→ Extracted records
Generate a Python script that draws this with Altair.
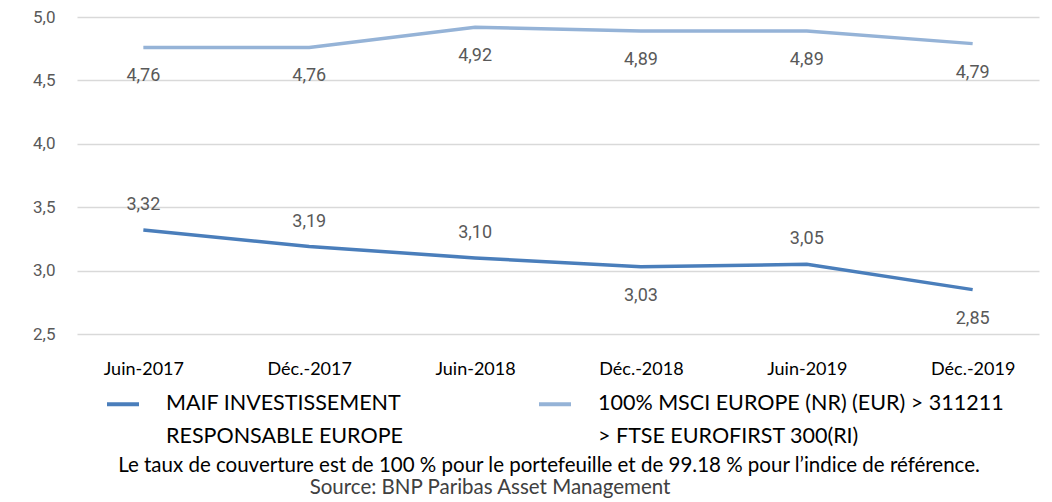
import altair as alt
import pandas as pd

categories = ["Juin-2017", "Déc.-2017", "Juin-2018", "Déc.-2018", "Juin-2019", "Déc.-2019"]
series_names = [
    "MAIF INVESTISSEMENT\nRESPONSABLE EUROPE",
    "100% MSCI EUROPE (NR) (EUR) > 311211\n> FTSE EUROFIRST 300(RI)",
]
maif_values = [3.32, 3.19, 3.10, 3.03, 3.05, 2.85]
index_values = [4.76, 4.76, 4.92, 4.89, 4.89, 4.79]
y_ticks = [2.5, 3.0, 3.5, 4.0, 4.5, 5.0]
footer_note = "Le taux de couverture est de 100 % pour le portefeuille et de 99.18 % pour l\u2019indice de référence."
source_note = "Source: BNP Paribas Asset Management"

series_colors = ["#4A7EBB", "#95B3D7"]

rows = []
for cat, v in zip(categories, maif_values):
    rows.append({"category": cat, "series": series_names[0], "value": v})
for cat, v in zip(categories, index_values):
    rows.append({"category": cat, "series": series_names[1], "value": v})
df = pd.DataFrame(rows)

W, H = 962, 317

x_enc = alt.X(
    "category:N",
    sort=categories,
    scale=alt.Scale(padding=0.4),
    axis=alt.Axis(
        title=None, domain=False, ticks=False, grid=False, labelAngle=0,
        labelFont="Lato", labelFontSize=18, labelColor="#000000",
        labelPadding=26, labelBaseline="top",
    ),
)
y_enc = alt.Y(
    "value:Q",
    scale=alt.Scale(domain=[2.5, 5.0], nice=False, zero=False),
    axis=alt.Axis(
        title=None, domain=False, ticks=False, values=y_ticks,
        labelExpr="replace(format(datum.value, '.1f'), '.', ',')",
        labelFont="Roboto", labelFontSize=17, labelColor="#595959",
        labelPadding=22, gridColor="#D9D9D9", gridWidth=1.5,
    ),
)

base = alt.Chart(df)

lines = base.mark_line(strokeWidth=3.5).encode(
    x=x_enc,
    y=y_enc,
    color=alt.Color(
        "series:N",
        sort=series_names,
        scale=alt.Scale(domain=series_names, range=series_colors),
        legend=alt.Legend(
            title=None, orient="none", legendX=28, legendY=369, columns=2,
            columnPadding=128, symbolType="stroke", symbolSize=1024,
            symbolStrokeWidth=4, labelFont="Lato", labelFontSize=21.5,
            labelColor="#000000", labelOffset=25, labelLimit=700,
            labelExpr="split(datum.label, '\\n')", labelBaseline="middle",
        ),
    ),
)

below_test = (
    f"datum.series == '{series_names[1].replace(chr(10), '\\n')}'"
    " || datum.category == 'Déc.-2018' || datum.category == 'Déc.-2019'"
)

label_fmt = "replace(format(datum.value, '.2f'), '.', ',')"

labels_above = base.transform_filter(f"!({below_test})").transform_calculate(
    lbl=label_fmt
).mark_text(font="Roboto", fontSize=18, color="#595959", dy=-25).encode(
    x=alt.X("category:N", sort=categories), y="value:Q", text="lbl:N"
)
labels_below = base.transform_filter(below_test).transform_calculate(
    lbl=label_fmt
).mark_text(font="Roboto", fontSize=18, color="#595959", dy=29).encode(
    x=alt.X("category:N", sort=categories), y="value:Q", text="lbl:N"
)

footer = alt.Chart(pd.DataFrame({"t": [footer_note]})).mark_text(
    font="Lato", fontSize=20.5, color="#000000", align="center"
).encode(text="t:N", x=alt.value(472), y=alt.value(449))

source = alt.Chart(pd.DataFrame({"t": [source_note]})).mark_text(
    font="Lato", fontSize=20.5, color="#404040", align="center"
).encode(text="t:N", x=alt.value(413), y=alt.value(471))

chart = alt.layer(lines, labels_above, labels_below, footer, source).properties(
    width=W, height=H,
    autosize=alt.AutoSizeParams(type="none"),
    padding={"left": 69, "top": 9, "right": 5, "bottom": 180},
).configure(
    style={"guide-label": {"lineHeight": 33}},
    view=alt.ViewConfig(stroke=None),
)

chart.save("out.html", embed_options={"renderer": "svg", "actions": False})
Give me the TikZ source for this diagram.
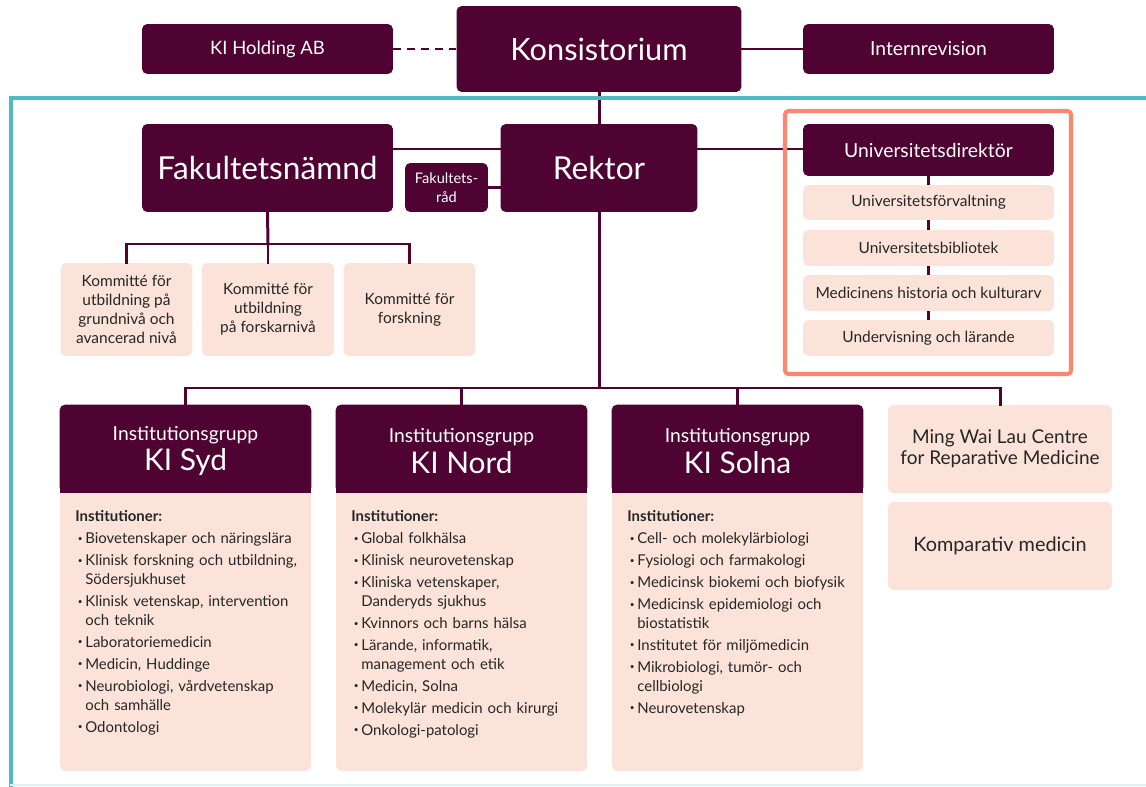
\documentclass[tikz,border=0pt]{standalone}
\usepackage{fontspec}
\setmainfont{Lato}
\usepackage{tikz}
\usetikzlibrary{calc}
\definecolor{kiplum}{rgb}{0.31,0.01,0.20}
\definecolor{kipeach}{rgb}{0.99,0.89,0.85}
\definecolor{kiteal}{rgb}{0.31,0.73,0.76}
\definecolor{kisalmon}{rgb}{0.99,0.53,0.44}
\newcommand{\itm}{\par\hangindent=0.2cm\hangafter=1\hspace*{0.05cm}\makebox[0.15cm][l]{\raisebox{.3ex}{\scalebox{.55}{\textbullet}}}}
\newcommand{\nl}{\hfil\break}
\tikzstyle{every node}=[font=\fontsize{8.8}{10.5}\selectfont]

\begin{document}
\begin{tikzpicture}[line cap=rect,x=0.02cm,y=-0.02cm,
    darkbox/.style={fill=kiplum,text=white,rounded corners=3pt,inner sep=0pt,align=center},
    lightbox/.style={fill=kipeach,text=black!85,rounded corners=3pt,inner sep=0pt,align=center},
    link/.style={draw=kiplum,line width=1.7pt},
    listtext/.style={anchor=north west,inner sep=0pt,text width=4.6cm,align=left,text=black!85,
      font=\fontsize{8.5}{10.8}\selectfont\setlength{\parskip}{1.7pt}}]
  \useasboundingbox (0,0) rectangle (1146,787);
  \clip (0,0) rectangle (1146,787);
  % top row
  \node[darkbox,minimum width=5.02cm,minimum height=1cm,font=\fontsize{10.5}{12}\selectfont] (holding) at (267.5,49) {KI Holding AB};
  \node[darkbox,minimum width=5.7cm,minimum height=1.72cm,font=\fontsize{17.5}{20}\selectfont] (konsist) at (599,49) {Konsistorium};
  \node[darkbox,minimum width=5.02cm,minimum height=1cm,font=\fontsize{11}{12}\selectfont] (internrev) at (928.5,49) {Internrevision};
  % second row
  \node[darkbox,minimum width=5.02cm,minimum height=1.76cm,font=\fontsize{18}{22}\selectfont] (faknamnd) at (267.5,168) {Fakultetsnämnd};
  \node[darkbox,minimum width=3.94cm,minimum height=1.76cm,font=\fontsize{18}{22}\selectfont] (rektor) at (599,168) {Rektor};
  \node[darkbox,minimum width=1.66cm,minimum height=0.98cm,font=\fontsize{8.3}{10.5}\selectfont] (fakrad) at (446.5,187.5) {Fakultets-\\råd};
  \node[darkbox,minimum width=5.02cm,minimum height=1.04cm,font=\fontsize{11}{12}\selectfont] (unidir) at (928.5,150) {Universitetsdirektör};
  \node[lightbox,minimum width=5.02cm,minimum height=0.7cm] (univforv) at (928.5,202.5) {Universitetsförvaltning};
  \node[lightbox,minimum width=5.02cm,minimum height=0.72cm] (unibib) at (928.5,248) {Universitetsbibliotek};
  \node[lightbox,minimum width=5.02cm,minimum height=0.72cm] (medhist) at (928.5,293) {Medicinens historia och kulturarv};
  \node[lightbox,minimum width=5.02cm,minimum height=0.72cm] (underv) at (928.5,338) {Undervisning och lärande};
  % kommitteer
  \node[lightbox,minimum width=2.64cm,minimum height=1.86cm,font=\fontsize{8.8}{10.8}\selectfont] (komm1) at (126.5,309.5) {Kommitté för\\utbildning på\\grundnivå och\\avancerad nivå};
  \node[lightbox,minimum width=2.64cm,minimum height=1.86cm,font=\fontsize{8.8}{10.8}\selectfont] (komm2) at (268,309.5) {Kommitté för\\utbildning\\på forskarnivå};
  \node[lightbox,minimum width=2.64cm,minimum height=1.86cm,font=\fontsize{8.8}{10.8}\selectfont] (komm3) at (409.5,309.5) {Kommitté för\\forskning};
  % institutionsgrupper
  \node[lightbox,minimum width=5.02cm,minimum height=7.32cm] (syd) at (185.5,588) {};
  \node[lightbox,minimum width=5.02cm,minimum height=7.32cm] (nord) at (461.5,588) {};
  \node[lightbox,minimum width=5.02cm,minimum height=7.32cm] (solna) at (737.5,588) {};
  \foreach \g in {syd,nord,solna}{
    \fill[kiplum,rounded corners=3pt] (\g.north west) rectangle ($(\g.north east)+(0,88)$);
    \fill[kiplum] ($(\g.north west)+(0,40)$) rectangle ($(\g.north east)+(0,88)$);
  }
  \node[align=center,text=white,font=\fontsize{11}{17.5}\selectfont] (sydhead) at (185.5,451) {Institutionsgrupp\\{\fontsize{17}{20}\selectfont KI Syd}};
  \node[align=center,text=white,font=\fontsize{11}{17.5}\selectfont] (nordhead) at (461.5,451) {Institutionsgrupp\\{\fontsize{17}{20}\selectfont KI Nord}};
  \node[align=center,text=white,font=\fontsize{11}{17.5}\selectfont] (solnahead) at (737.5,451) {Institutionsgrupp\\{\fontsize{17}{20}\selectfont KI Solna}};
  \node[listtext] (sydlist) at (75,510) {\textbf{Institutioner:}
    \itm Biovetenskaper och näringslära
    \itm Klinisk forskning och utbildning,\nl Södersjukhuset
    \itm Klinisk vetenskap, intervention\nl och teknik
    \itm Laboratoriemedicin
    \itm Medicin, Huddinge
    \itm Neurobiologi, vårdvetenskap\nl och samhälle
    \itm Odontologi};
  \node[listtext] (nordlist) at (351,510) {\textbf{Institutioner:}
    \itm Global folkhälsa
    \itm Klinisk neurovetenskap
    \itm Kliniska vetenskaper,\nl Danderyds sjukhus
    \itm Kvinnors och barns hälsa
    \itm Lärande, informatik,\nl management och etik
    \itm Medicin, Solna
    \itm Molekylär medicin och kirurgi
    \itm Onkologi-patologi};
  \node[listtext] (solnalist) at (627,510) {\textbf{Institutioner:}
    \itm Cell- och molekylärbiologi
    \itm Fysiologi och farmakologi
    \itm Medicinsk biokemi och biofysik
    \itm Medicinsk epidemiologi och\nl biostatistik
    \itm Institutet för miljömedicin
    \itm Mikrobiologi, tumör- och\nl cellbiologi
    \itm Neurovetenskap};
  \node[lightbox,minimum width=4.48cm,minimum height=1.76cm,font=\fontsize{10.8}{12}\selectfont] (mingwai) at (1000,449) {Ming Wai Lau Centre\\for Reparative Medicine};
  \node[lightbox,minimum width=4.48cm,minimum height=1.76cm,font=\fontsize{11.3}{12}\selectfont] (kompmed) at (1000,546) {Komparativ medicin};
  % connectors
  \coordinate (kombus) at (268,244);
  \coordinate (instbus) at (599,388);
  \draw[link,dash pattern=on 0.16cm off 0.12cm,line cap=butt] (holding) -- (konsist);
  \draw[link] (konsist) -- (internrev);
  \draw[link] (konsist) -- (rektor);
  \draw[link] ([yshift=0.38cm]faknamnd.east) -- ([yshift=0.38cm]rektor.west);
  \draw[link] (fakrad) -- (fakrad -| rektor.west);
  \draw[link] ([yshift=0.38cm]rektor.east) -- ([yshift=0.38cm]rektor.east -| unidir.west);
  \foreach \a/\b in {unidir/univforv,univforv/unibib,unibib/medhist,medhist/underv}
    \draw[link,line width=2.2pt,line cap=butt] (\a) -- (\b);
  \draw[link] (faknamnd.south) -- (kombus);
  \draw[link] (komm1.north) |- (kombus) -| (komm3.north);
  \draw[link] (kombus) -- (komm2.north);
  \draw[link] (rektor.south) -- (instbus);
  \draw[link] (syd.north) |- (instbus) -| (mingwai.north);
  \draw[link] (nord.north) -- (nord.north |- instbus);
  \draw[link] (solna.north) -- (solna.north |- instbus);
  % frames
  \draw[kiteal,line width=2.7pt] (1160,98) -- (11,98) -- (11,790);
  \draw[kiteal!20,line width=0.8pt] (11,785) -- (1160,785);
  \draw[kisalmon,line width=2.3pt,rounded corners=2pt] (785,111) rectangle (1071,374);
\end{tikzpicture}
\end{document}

→ Prompt
Return the lines exactly as they stand, from the start of the entries through the line holding "df = pd.DataFrame(rows)"; omit the pictures.

→ Exercise response
Generate a Python script that draws this with Altair.
import altair as alt
import pandas as pd

categories = ["Juin-2017", "Déc.-2017", "Juin-2018", "Déc.-2018", "Juin-2019", "Déc.-2019"]
series_names = [
    "MAIF INVESTISSEMENT\nRESPONSABLE EUROPE",
    "100% MSCI EUROPE (NR) (EUR) > 311211\n> FTSE EUROFIRST 300(RI)",
]
maif_values = [3.32, 3.19, 3.10, 3.03, 3.05, 2.85]
index_values = [4.76, 4.76, 4.92, 4.89, 4.89, 4.79]
y_ticks = [2.5, 3.0, 3.5, 4.0, 4.5, 5.0]
footer_note = "Le taux de couverture est de 100 % pour le portefeuille et de 99.18 % pour l\u2019indice de référence."
source_note = "Source: BNP Paribas Asset Management"

series_colors = ["#4A7EBB", "#95B3D7"]

rows = []
for cat, v in zip(categories, maif_values):
    rows.append({"category": cat, "series": series_names[0], "value": v})
for cat, v in zip(categories, index_values):
    rows.append({"category": cat, "series": series_names[1], "value": v})
df = pd.DataFrame(rows)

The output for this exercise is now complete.